— start GIVEN INFORMATION —

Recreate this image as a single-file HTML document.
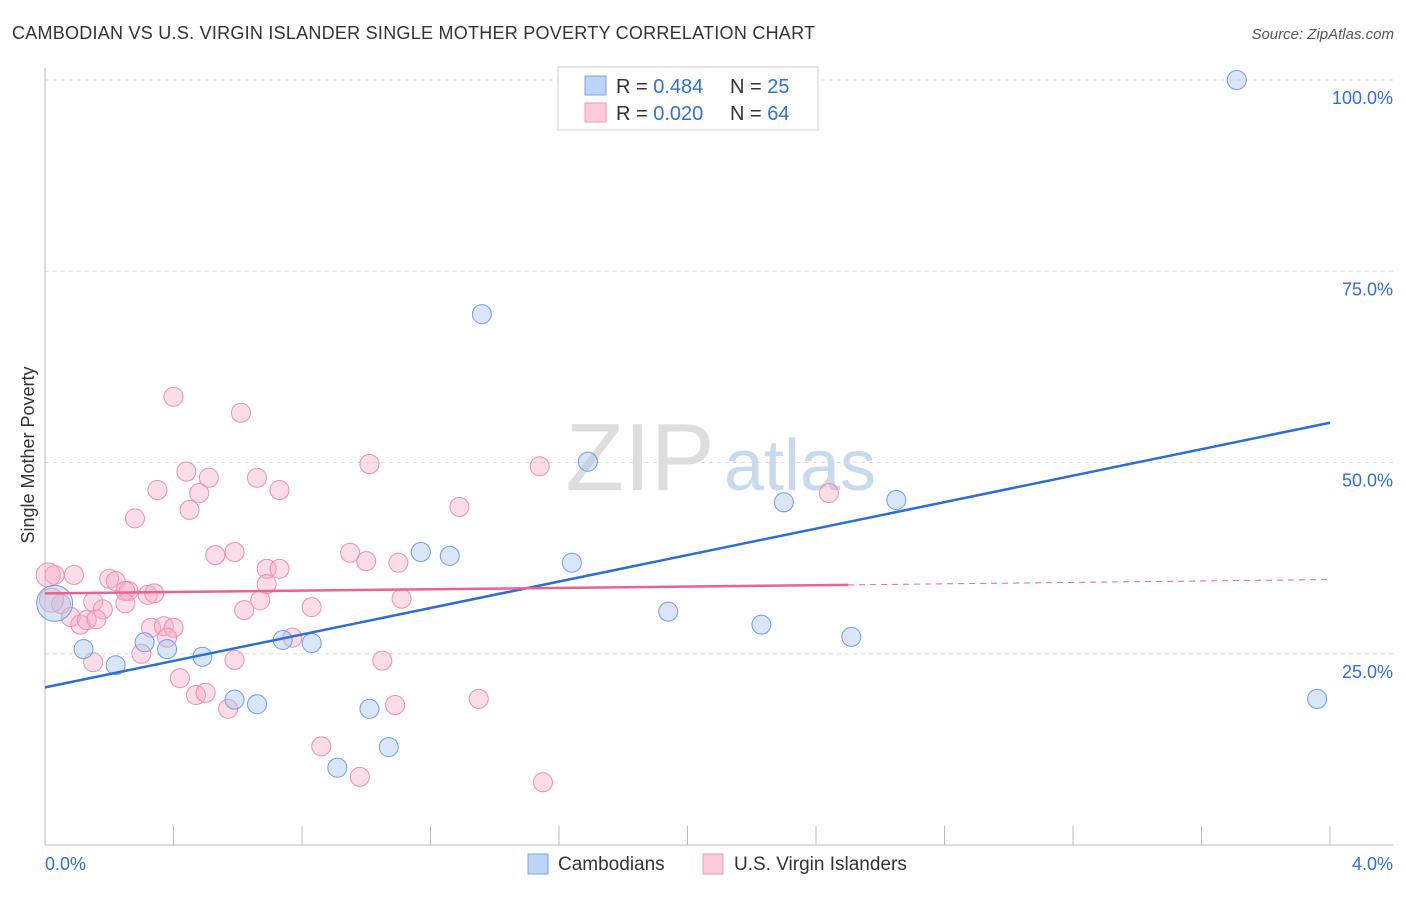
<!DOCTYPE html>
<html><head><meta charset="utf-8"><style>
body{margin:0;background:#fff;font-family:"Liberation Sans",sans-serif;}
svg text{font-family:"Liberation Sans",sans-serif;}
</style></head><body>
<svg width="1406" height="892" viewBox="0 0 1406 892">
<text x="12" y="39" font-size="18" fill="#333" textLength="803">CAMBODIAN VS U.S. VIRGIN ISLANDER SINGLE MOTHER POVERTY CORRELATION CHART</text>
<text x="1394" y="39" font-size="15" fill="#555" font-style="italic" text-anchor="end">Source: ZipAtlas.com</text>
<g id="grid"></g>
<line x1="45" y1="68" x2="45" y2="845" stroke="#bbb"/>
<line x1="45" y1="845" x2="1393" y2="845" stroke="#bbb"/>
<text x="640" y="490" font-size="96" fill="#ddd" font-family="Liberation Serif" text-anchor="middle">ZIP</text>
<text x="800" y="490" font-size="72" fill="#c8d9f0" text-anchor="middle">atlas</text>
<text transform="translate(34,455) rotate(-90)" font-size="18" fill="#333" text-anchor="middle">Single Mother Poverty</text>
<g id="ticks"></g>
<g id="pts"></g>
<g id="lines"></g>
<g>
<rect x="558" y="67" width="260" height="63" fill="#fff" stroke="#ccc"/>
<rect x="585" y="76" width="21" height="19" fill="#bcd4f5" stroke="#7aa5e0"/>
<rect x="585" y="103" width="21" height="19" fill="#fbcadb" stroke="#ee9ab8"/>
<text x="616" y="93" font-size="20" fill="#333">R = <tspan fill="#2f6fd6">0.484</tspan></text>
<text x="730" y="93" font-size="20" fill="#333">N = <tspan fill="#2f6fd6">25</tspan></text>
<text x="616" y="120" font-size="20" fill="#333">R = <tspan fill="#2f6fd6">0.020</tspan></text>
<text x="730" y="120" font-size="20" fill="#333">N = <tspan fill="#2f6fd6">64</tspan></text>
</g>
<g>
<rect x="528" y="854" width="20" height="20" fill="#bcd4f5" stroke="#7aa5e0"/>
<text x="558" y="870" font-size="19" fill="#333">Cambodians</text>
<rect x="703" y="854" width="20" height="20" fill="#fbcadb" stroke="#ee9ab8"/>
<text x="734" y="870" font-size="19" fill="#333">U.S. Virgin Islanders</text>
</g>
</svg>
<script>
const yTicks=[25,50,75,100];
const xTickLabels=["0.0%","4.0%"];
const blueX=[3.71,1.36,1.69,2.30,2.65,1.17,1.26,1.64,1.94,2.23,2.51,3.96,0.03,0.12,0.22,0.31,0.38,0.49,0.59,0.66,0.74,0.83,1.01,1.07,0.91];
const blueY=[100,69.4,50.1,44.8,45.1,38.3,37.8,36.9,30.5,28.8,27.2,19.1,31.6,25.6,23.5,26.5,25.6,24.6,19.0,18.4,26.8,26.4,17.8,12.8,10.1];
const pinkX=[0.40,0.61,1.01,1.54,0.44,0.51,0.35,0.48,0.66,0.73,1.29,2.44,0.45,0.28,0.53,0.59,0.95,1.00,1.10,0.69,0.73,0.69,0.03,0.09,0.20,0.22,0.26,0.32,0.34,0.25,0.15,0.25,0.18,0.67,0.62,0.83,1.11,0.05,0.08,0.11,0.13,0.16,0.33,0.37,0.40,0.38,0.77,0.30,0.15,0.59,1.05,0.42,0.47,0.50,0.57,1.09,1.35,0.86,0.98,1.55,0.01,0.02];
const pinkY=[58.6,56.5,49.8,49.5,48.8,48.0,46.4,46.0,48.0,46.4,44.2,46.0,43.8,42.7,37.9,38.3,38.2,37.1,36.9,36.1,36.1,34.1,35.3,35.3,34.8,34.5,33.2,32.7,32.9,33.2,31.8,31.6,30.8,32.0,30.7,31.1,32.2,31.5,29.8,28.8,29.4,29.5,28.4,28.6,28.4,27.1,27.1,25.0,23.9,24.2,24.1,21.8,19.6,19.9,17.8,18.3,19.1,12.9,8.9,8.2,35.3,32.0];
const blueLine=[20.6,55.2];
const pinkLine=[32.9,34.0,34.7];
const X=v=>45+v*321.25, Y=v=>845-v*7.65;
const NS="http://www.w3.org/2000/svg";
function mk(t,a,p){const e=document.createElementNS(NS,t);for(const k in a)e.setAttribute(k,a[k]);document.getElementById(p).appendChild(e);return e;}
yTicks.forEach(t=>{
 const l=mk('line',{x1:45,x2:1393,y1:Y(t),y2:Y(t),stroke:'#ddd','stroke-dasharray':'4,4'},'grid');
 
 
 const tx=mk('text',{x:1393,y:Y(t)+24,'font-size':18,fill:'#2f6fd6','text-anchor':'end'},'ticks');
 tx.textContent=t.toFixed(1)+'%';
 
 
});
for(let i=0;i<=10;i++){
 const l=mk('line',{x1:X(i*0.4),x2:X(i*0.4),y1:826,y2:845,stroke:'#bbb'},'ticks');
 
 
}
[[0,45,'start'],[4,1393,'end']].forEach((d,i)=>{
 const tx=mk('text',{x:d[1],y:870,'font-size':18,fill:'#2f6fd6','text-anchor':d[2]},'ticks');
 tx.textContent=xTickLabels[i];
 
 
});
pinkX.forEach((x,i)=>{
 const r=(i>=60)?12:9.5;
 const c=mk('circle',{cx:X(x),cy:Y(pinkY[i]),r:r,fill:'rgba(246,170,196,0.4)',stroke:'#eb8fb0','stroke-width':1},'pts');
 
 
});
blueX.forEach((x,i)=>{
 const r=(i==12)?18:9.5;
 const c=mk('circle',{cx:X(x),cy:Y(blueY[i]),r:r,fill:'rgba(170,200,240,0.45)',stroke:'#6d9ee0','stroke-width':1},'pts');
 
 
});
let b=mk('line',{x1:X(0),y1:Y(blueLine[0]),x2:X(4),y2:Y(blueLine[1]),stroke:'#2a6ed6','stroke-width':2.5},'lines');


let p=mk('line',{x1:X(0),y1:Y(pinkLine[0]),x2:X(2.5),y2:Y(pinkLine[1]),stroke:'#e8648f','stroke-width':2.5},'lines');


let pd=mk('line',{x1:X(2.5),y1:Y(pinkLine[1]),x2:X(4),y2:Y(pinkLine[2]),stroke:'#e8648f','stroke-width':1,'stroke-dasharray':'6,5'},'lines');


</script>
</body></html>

— end GIVEN INFORMATION —

_CHALLENGE_
All the lines above are to be reproduced exactly, except the pictures.

_EXERCISE RESULT_
Recreate this image as a single-file HTML document.
<!DOCTYPE html>
<html><head><meta charset="utf-8"><style>
body{margin:0;background:#fff;font-family:"Liberation Sans",sans-serif;}
svg text{font-family:"Liberation Sans",sans-serif;}
</style></head><body>
<svg width="1406" height="892" viewBox="0 0 1406 892">
<text x="12" y="39" font-size="18" fill="#333" textLength="803">CAMBODIAN VS U.S. VIRGIN ISLANDER SINGLE MOTHER POVERTY CORRELATION CHART</text>
<text x="1394" y="39" font-size="15" fill="#555" font-style="italic" text-anchor="end">Source: ZipAtlas.com</text>
<g id="grid"></g>
<line x1="45" y1="68" x2="45" y2="845" stroke="#bbb"/>
<line x1="45" y1="845" x2="1393" y2="845" stroke="#bbb"/>
<text x="640" y="490" font-size="96" fill="#ddd" font-family="Liberation Serif" text-anchor="middle">ZIP</text>
<text x="800" y="490" font-size="72" fill="#c8d9f0" text-anchor="middle">atlas</text>
<text transform="translate(34,455) rotate(-90)" font-size="18" fill="#333" text-anchor="middle">Single Mother Poverty</text>
<g id="ticks"></g>
<g id="pts"></g>
<g id="lines"></g>
<g>
<rect x="558" y="67" width="260" height="63" fill="#fff" stroke="#ccc"/>
<rect x="585" y="76" width="21" height="19" fill="#bcd4f5" stroke="#7aa5e0"/>
<rect x="585" y="103" width="21" height="19" fill="#fbcadb" stroke="#ee9ab8"/>
<text x="616" y="93" font-size="20" fill="#333">R = <tspan fill="#2f6fd6">0.484</tspan></text>
<text x="730" y="93" font-size="20" fill="#333">N = <tspan fill="#2f6fd6">25</tspan></text>
<text x="616" y="120" font-size="20" fill="#333">R = <tspan fill="#2f6fd6">0.020</tspan></text>
<text x="730" y="120" font-size="20" fill="#333">N = <tspan fill="#2f6fd6">64</tspan></text>
</g>
<g>
<rect x="528" y="854" width="20" height="20" fill="#bcd4f5" stroke="#7aa5e0"/>
<text x="558" y="870" font-size="19" fill="#333">Cambodians</text>
<rect x="703" y="854" width="20" height="20" fill="#fbcadb" stroke="#ee9ab8"/>
<text x="734" y="870" font-size="19" fill="#333">U.S. Virgin Islanders</text>
</g>
</svg>
<script>
const yTicks=[25,50,75,100];
const xTickLabels=["0.0%","4.0%"];
const blueX=[3.71,1.36,1.69,2.30,2.65,1.17,1.26,1.64,1.94,2.23,2.51,3.96,0.03,0.12,0.22,0.31,0.38,0.49,0.59,0.66,0.74,0.83,1.01,1.07,0.91];
const blueY=[100,69.4,50.1,44.8,45.1,38.3,37.8,36.9,30.5,28.8,27.2,19.1,31.6,25.6,23.5,26.5,25.6,24.6,19.0,18.4,26.8,26.4,17.8,12.8,10.1];
const pinkX=[0.40,0.61,1.01,1.54,0.44,0.51,0.35,0.48,0.66,0.73,1.29,2.44,0.45,0.28,0.53,0.59,0.95,1.00,1.10,0.69,0.73,0.69,0.03,0.09,0.20,0.22,0.26,0.32,0.34,0.25,0.15,0.25,0.18,0.67,0.62,0.83,1.11,0.05,0.08,0.11,0.13,0.16,0.33,0.37,0.40,0.38,0.77,0.30,0.15,0.59,1.05,0.42,0.47,0.50,0.57,1.09,1.35,0.86,0.98,1.55,0.01,0.02];
const pinkY=[58.6,56.5,49.8,49.5,48.8,48.0,46.4,46.0,48.0,46.4,44.2,46.0,43.8,42.7,37.9,38.3,38.2,37.1,36.9,36.1,36.1,34.1,35.3,35.3,34.8,34.5,33.2,32.7,32.9,33.2,31.8,31.6,30.8,32.0,30.7,31.1,32.2,31.5,29.8,28.8,29.4,29.5,28.4,28.6,28.4,27.1,27.1,25.0,23.9,24.2,24.1,21.8,19.6,19.9,17.8,18.3,19.1,12.9,8.9,8.2,35.3,32.0];
const blueLine=[20.6,55.2];
const pinkLine=[32.9,34.0,34.7];
const X=v=>45+v*321.25, Y=v=>845-v*7.65;
const NS="http://www.w3.org/2000/svg";
function mk(t,a,p){const e=document.createElementNS(NS,t);for(const k in a)e.setAttribute(k,a[k]);document.getElementById(p).appendChild(e);return e;}
yTicks.forEach(t=>{
 const l=mk('line',{x1:45,x2:1393,y1:Y(t),y2:Y(t),stroke:'#ddd','stroke-dasharray':'4,4'},'grid');
 
 
 const tx=mk('text',{x:1393,y:Y(t)+24,'font-size':18,fill:'#2f6fd6','text-anchor':'end'},'ticks');
 tx.textContent=t.toFixed(1)+'%';
 
 
});
for(let i=0;i<=10;i++){
 const l=mk('line',{x1:X(i*0.4),x2:X(i*0.4),y1:826,y2:845,stroke:'#bbb'},'ticks');
 
 
}
[[0,45,'start'],[4,1393,'end']].forEach((d,i)=>{
 const tx=mk('text',{x:d[1],y:870,'font-size':18,fill:'#2f6fd6','text-anchor':d[2]},'ticks');
 tx.textContent=xTickLabels[i];
 
 
});
pinkX.forEach((x,i)=>{
 const r=(i>=60)?12:9.5;
 const c=mk('circle',{cx:X(x),cy:Y(pinkY[i]),r:r,fill:'rgba(246,170,196,0.4)',stroke:'#eb8fb0','stroke-width':1},'pts');
 
 
});
blueX.forEach((x,i)=>{
 const r=(i==12)?18:9.5;
 const c=mk('circle',{cx:X(x),cy:Y(blueY[i]),r:r,fill:'rgba(170,200,240,0.45)',stroke:'#6d9ee0','stroke-width':1},'pts');
 
 
});
let b=mk('line',{x1:X(0),y1:Y(blueLine[0]),x2:X(4),y2:Y(blueLine[1]),stroke:'#2a6ed6','stroke-width':2.5},'lines');


let p=mk('line',{x1:X(0),y1:Y(pinkLine[0]),x2:X(2.5),y2:Y(pinkLine[1]),stroke:'#e8648f','stroke-width':2.5},'lines');


let pd=mk('line',{x1:X(2.5),y1:Y(pinkLine[1]),x2:X(4),y2:Y(pinkLine[2]),stroke:'#e8648f','stroke-width':1,'stroke-dasharray':'6,5'},'lines');


</script>
</body></html>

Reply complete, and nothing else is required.